Bright Star is an unabashed, cinematic ode to romance, verse and love. Set in and around 1818 London, it tells the story of the romance between poet John Keats and Fanny Brawne. The pair meets, she reads his latest work, an attraction is born and Fanny begins to loiter near the place where Keats lived with Charles Armitage Brown.
Despite Keats' penniless situation, Brawne is drawn to him and the pair begins a courtship that leads to more serious proclamations of the heart.
Bright Star unfolds like a beautiful, slow dream. The script is intelligent and hyper-literate in its appreciation for language. In the era of the early 19th century, Keats and Brawne's romance equals words, speech, ideas, thoughts and opinions expressed on long walks, ink-stained letters delivered by hand and hungrily read by window light, silent hours by warming fire satisfied by the comforting nearness. Campion focuses on all these little moments and creates a quiet, hushed intensity to the romantic story that is unyielding once it gets its hooks in you.

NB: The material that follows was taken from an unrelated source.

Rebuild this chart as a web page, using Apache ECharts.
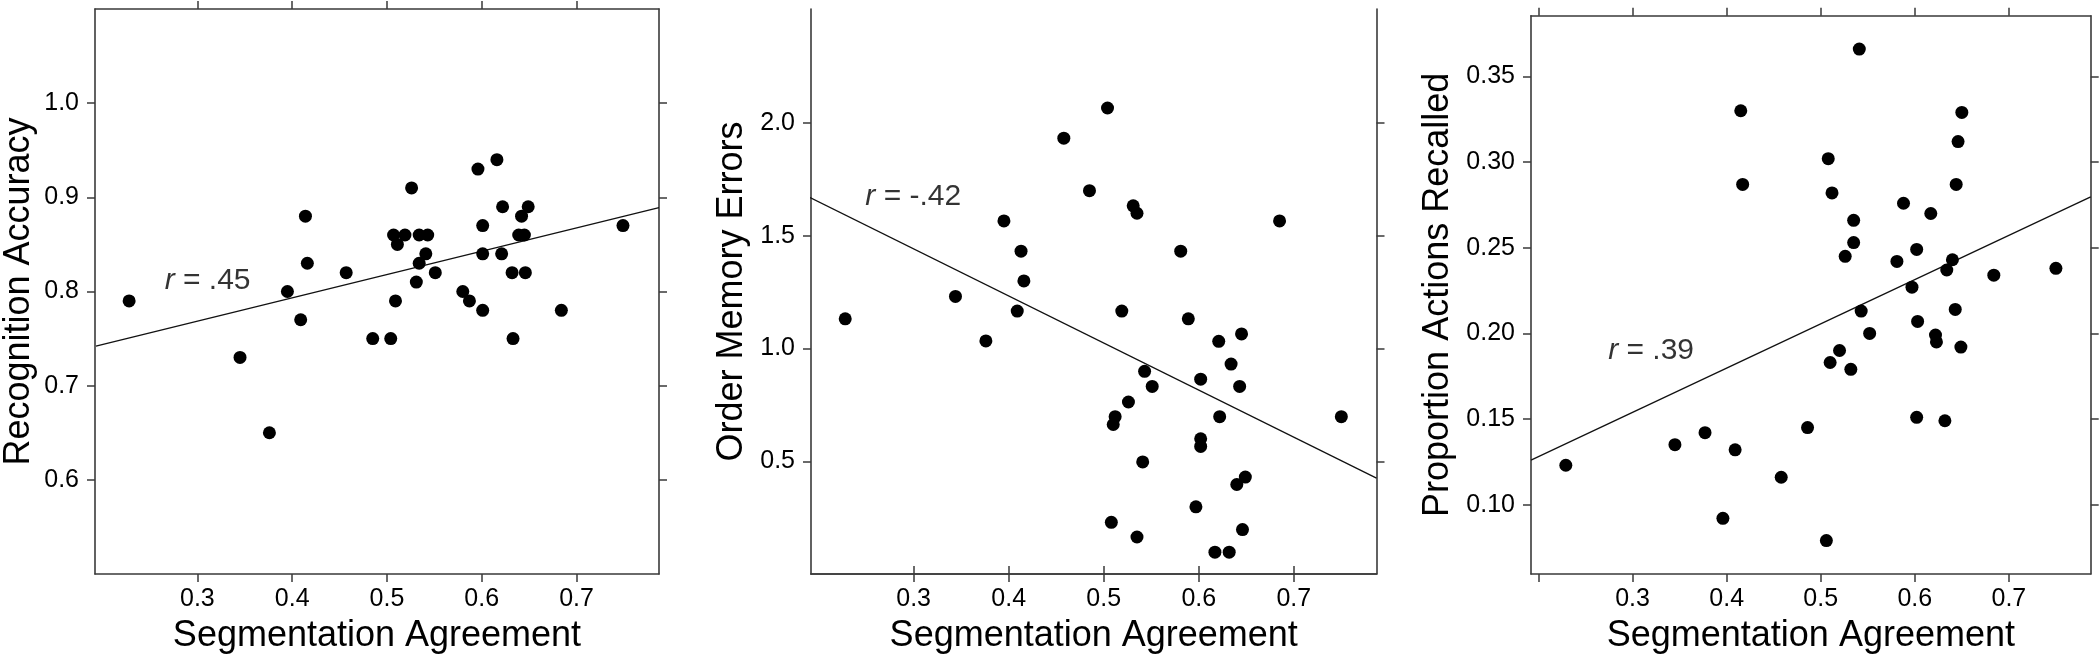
<!DOCTYPE html>
<html>
<head>
<meta charset="utf-8">
<script src="https://cdn.jsdelivr.net/npm/echarts@6/dist/echarts.min.js"></script>
<style>
html,body{margin:0;padding:0;background:#fff;}
#chart{width:2100px;height:659px;}
</style>
</head>
<body>
<div id="chart"></div>
<script>
// ---- data ----
const xTickValues = [0.3, 0.4, 0.5, 0.6, 0.7];
const xTickValues3 = [0.2, 0.3, 0.4, 0.5, 0.6, 0.7];
const yTicksRecog = [0.6, 0.7, 0.8, 0.9, 1.0];
const yTicksOrder = [0.5, 1.0, 1.5, 2.0];
const yTicksRecall = [0.10, 0.15, 0.20, 0.25, 0.30, 0.35];

const segRecog = [0.228,0.345,0.376,0.395,0.409,0.414,0.416,0.457,0.485,0.504,0.507,0.509,0.511,0.519,0.526,0.531,0.534,0.534,0.541,0.543,0.551,0.580,0.587,0.596,0.601,0.601,0.601,0.616,0.621,0.622,0.632,0.633,0.639,0.642,0.645,0.646,0.649,0.684,0.749];
const recogAccuracy = [0.79,0.73,0.65,0.80,0.77,0.88,0.83,0.82,0.75,0.75,0.86,0.79,0.85,0.86,0.91,0.81,0.86,0.83,0.84,0.86,0.82,0.80,0.79,0.93,0.78,0.87,0.84,0.94,0.84,0.89,0.82,0.75,0.86,0.88,0.86,0.82,0.89,0.78,0.87];

const segOrder = [0.228,0.344,0.376,0.395,0.409,0.413,0.416,0.458,0.485,0.504,0.508,0.510,0.512,0.519,0.526,0.531,0.535,0.535,0.541,0.543,0.551,0.581,0.589,0.597,0.602,0.602,0.602,0.617,0.621,0.622,0.632,0.634,0.640,0.643,0.645,0.646,0.649,0.685,0.750];
const orderErrors = [1.132,1.231,1.034,1.566,1.166,1.432,1.300,1.933,1.700,2.067,0.229,0.663,0.698,1.166,0.763,1.633,1.600,0.164,0.497,0.899,0.832,1.432,1.132,0.298,0.864,0.600,0.566,0.097,1.032,0.698,0.097,0.931,0.397,0.832,1.065,0.197,0.430,1.566,0.698];

const segRecall = [0.229,0.345,0.377,0.396,0.409,0.415,0.417,0.458,0.486,0.506,0.508,0.510,0.512,0.520,0.526,0.532,0.535,0.535,0.541,0.543,0.552,0.581,0.588,0.597,0.602,0.603,0.602,0.617,0.622,0.623,0.632,0.634,0.640,0.643,0.644,0.646,0.649,0.650,0.684,0.750];
const propRecalled = [0.123,0.135,0.142,0.092,0.132,0.330,0.287,0.116,0.145,0.079,0.302,0.183,0.282,0.190,0.245,0.179,0.266,0.253,0.366,0.213,0.200,0.242,0.276,0.227,0.249,0.207,0.151,0.270,0.199,0.195,0.149,0.237,0.243,0.214,0.287,0.312,0.192,0.329,0.234,0.238];

// fitted regression line endpoints [x, y]
const fitRecog = [[0.193, 0.742], [0.787, 0.889]];
const fitOrder = [[0.191, 1.670], [0.787, 0.425]];
const fitRecall = [[0.192, 0.126], [0.787, 0.2797]];

const rLabels = ['.45', '-.42', '.39'];
const xTitle = 'Segmentation Agreement';
const yTitles = ['Recognition Accuracy', 'Order Memory Errors', 'Proportion Actions Recalled'];

// ---- layout ----
const FONT = "'Liberation Sans', Arial, Helvetica, sans-serif";
const AX = '#3a3a3a';
const TITLE_FS = 36, TICK_FS = 25, ANN_FS = 30;
const panels = [
  {grid:{left:93.7, top:9, width:565.3, height:565}, x:segRecog, y:recogAccuracy, fit:fitRecog,
   ymin:0.5, ymax:1.1, yticks:yTicksRecog, dec:1, xt:xTickValues, ann:[0.2655, 0.8117], yGap:58},
  {grid:{left:811, top:9, width:565.5, height:565}, x:segOrder, y:orderErrors, fit:fitOrder,
   ymin:0.0, ymax:2.506, yticks:yTicksOrder, dec:1, xt:xTickValues, ann:[0.2492, 1.674], yGap:61},
  {grid:{left:1531, top:15.7, width:559.7, height:559.3}, x:segRecall, y:propRecalled, fit:fitRecall,
   ymin:0.0595, ymax:0.3855, yticks:yTicksRecall, dec:2, xt:xTickValues3, ann:[0.274, 0.190], yGap:75}
];
const XMIN = 0.192, XMAX = 0.787;

const grids = [], xAxes = [], yAxes = [], series = [];
panels.forEach((p, i) => {
  grids.push(Object.assign({containLabel:false}, p.grid));
  const line = {show:true, lineStyle:{color:AX, width:1.6}};
  const tick = (vals) => ({show:true, inside:false, length:8, customValues:vals, lineStyle:{color:AX, width:1.5}});
  xAxes.push({
    gridIndex:i, type:'value', position:'bottom', min:XMIN, max:XMAX,
    axisLine:line, axisTick:tick(p.xt), splitLine:{show:false},
    axisLabel:{customValues:xTickValues, formatter:v=>v.toFixed(1), fontSize:TICK_FS, color:'#000', fontFamily:FONT, margin:13},
    name:xTitle, nameLocation:'middle', nameGap:44,
    nameTextStyle:{fontSize:TITLE_FS, color:'#000', fontFamily:FONT}
  });
  xAxes.push({
    gridIndex:i, type:'value', position:'top', min:XMIN, max:XMAX,
    axisLine:line, axisTick:tick(p.xt), splitLine:{show:false}, axisLabel:{show:false}
  });
  yAxes.push({
    gridIndex:i, type:'value', position:'left', min:p.ymin, max:p.ymax,
    axisLine:line, axisTick:tick(p.yticks), splitLine:{show:false},
    axisLabel:{customValues:p.yticks, formatter:v=>v.toFixed(p.dec), fontSize:TICK_FS, color:'#000', fontFamily:FONT, margin:16},
    name:yTitles[i], nameLocation:'middle', nameGap:p.yGap,
    nameTextStyle:{fontSize:TITLE_FS, color:'#000', fontFamily:FONT}
  });
  yAxes.push({
    gridIndex:i, type:'value', position:'right', min:p.ymin, max:p.ymax,
    axisLine:line, axisTick:tick(p.yticks), splitLine:{show:false}, axisLabel:{show:false}
  });
  series.push({
    type:'line', xAxisIndex:2*i, yAxisIndex:2*i, data:p.fit, symbol:'none', silent:true,
    lineStyle:{color:'#111', width:1.3}, z:2
  });
  series.push({
    type:'scatter', xAxisIndex:2*i, yAxisIndex:2*i,
    data:p.x.map((v, k) => [v, p.y[k]]),
    symbol:'circle', symbolSize:13, itemStyle:{color:'#000', opacity:1}, z:3
  });
  series.push({
    type:'scatter', xAxisIndex:2*i, yAxisIndex:2*i, data:[p.ann], symbolSize:0, silent:true,
    label:{show:true, position:'right', distance:0, formatter:'{i|r} = ' + rLabels[i],
      fontSize:ANN_FS, color:'#000', fontFamily:FONT,
      rich:{i:{fontStyle:'italic', fontSize:ANN_FS, fontFamily:FONT, color:'#000'}}}
  });
});

const chart = echarts.init(document.getElementById('chart'), null, {renderer:'canvas'});
chart.setOption({
  animation:false,
  backgroundColor:'#fff',
  grid:grids, xAxis:xAxes, yAxis:yAxes, series:series
});
</script>
</body>
</html>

Bright Star dives headlong into what it is like to be young and in love in 1818 England. This isn't an easy thing to portray on screen without becoming silly or losing authenticity.
Ben Whishaw and Abbie Cornish play Keats/Brawne, and they both give nice performances with equal doses of pining, rapture or pain. Campion leisurely reveals the hidden, complicated anguish of youth. This is an era where the chaste brushing of lips in a patch of woods as birds sing in the summer sky above means everything. Everything.
The scenes in the film where Keats/Brawne exchange letters were wonderful. In these current times, letter writing is nearly obsolete thanks to blunt, creativity killing and unromantic missives like e-mail and texting. Awful, awful things for the romantic. Old-fashioned is better. Nothing pierces the heart like words put down on paper by the fingers of a lover, and the heartrending ache that comes with the eternal wait for a reply. Keats/Brawne write letters to each other, and the words enter and absorb through narration as the characters are in sun streaked meadows, rooms full of fluttering butterflies or daydreaming of nothing but the other. These few scenes gave me goosebumps, and I wish they could have gone on for an hour.
The film looks incredible. Cinematography was done by Greig Fraser, and he gives Bright Star a look that perfectly complements the tone of the film. There are scenes full of interiors of soft, natural light with shadows and streams of sunlight against the skin. There are scenes outside with flowers radiating in a field, lush green grass beneath the feet or reflections of spare limbs reflecting on the surface of water. The pastoral English countryside has never looked more gorgeous and inviting than it does in Bright Star.
Bright Star is why I love cinema. It is an utterly transforming art form. It embraces you in its fierce intimacy and takes the viewer to a place, to a relationship 190 years in the past, and you exist with the characters. You breathe with them, you suffer with them, your heart beats quicker with them and when it's over, you feel the loss of them and their story. That is cinema at its most powerful. Welcome back, Jane Campion.